• WHAT NEEDS TO BE DONE:
Write out the opening lines of the data word for word, up to and including the line with "import plotly.graph_objects as go", and leave every picture and every later line out.

● ● ●

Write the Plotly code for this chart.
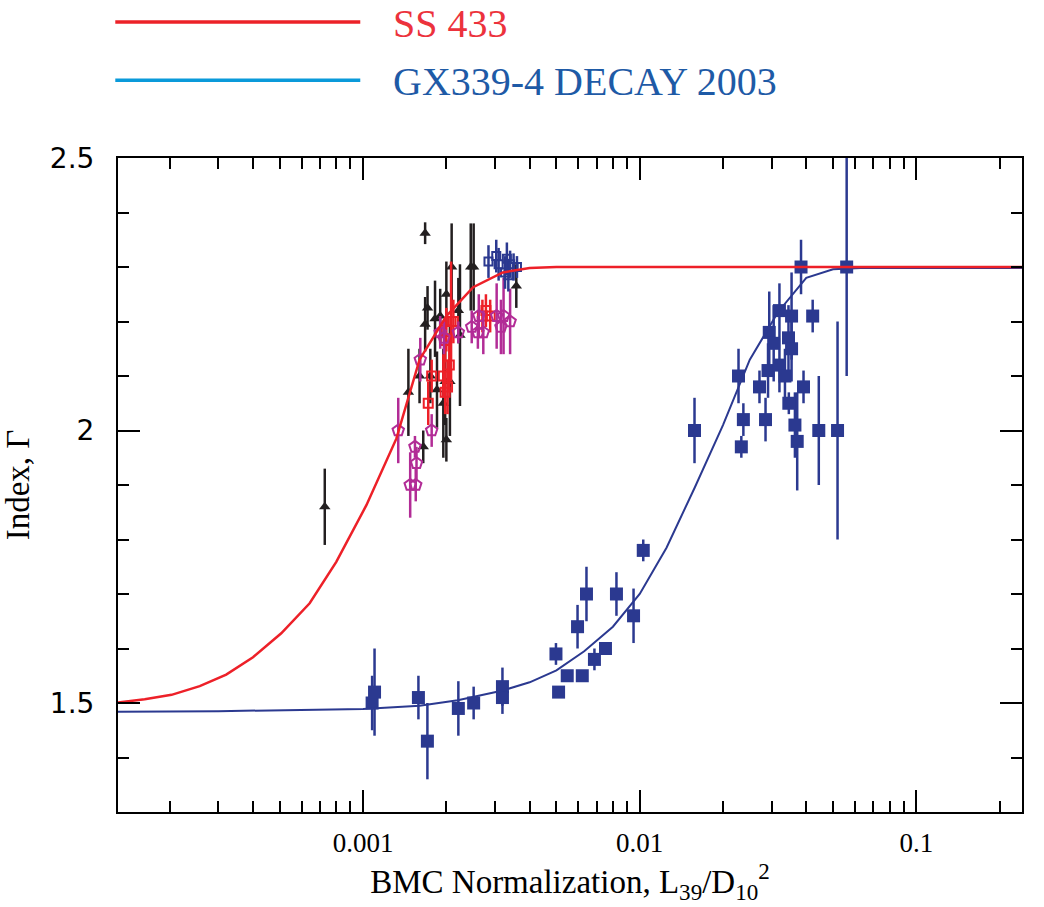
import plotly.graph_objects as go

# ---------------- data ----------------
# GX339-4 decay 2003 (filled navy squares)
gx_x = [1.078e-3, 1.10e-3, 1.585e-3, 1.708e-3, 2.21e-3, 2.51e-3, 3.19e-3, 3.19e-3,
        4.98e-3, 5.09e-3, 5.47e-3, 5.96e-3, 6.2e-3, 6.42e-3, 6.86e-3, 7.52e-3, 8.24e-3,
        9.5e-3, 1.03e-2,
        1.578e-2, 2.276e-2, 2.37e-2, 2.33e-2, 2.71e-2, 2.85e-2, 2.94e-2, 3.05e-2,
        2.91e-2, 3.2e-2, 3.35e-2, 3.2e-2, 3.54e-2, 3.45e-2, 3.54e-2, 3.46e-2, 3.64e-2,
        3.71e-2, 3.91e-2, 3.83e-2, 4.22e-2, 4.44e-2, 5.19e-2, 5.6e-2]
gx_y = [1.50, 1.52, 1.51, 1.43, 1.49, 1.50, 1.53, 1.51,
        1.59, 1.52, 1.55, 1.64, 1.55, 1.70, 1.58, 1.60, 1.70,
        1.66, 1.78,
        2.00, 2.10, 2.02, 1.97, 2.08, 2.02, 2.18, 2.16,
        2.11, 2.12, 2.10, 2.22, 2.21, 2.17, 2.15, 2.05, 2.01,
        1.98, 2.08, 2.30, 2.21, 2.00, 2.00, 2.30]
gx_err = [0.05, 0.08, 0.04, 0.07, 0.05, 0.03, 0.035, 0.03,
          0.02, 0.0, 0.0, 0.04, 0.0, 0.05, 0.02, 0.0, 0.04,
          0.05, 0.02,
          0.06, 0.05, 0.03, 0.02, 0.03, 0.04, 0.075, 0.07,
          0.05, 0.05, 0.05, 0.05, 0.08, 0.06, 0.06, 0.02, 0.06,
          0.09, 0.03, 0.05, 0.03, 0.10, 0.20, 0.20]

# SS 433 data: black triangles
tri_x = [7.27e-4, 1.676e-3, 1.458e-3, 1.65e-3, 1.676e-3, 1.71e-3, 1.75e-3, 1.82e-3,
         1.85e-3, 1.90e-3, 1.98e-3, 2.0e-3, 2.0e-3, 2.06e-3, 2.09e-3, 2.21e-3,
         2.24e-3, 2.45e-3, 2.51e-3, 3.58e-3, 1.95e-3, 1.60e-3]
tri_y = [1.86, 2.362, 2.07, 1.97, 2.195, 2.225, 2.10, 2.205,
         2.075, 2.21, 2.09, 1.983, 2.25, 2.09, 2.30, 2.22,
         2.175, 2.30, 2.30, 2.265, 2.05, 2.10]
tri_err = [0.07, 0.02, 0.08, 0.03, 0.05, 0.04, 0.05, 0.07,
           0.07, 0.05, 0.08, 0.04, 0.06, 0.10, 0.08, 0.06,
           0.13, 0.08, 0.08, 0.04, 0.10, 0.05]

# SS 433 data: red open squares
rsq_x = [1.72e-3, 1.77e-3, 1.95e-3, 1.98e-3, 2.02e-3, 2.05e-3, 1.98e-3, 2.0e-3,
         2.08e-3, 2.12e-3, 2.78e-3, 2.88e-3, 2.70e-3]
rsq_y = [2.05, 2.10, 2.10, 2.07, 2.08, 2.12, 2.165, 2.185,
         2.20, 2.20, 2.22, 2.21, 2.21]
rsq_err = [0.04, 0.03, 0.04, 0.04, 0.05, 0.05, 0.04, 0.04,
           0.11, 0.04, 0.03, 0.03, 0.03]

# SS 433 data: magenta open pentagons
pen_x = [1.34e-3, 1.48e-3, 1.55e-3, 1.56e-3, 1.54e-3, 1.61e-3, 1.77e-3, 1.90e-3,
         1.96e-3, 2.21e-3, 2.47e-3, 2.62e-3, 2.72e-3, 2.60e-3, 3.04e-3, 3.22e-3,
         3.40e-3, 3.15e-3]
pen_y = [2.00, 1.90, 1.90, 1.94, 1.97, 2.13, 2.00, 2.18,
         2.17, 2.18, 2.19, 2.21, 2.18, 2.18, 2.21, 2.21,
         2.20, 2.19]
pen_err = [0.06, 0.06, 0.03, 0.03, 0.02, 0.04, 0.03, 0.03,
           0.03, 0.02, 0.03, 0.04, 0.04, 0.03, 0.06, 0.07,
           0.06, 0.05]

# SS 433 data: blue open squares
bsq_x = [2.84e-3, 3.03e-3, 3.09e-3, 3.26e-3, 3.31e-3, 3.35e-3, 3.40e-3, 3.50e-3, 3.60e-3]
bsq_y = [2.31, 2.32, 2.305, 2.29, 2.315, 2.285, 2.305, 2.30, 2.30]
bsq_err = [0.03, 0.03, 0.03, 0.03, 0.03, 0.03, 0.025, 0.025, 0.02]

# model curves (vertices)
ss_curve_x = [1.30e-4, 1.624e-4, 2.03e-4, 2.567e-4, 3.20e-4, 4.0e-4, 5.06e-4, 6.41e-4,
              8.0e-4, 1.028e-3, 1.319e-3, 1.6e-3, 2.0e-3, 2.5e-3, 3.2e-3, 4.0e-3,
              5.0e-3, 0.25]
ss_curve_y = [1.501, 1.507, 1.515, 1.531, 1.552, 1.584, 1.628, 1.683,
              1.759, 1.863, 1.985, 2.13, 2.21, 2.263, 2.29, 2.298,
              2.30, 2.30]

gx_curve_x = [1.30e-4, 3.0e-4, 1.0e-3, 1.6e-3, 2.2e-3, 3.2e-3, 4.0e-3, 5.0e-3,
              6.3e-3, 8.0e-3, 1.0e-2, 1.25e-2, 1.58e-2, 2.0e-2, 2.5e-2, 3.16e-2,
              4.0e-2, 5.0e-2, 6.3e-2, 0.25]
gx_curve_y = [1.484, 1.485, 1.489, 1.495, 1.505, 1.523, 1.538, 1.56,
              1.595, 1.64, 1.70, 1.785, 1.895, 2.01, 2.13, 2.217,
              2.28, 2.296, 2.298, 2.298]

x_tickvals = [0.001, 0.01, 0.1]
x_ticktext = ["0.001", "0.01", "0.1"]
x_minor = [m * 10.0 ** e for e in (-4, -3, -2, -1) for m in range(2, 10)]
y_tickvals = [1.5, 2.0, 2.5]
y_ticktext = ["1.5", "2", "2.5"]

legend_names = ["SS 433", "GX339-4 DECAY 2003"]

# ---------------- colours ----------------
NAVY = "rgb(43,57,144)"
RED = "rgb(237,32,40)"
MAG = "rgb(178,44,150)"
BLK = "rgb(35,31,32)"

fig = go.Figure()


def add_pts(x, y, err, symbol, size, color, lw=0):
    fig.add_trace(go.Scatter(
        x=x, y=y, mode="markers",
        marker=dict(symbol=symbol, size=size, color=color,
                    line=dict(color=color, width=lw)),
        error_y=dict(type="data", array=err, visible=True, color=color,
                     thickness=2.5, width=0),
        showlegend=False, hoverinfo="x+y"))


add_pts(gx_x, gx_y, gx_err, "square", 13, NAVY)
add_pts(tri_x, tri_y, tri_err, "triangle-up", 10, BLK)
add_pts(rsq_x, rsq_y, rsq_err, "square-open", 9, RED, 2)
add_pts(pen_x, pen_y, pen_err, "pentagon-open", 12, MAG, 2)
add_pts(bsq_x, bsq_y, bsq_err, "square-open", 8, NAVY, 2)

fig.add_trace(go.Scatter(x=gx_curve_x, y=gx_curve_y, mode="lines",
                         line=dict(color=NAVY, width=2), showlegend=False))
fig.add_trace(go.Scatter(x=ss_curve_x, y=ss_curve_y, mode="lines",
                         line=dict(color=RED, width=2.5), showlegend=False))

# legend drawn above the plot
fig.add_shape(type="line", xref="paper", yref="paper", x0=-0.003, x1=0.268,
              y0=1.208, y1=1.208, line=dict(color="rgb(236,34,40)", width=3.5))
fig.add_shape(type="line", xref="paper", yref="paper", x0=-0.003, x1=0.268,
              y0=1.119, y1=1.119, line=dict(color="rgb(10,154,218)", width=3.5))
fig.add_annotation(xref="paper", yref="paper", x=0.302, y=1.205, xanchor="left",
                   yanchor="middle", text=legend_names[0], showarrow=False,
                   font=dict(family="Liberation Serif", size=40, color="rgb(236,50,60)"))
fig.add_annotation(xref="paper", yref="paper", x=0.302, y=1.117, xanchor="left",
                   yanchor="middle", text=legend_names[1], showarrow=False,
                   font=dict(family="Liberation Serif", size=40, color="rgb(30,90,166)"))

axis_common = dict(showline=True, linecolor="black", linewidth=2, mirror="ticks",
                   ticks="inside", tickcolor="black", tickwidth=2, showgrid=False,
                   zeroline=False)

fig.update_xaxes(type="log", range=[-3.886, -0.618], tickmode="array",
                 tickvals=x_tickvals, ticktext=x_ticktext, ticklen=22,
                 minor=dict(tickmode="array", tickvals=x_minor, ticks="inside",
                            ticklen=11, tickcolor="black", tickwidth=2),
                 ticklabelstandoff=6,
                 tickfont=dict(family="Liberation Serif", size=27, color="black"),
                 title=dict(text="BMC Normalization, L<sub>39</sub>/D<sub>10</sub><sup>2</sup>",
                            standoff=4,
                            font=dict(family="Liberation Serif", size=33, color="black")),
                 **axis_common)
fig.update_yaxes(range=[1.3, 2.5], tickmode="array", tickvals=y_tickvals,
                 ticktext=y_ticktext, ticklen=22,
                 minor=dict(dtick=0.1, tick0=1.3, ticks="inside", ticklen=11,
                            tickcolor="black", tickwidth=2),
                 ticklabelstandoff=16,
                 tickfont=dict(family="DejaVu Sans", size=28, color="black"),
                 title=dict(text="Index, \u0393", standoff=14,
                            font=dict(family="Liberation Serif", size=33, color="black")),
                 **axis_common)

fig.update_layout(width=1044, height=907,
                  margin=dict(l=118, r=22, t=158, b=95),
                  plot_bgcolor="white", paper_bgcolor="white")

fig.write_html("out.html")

● ● ●

• WRITTEN SOLUTION:
Write the Plotly code for this chart.
import plotly.graph_objects as go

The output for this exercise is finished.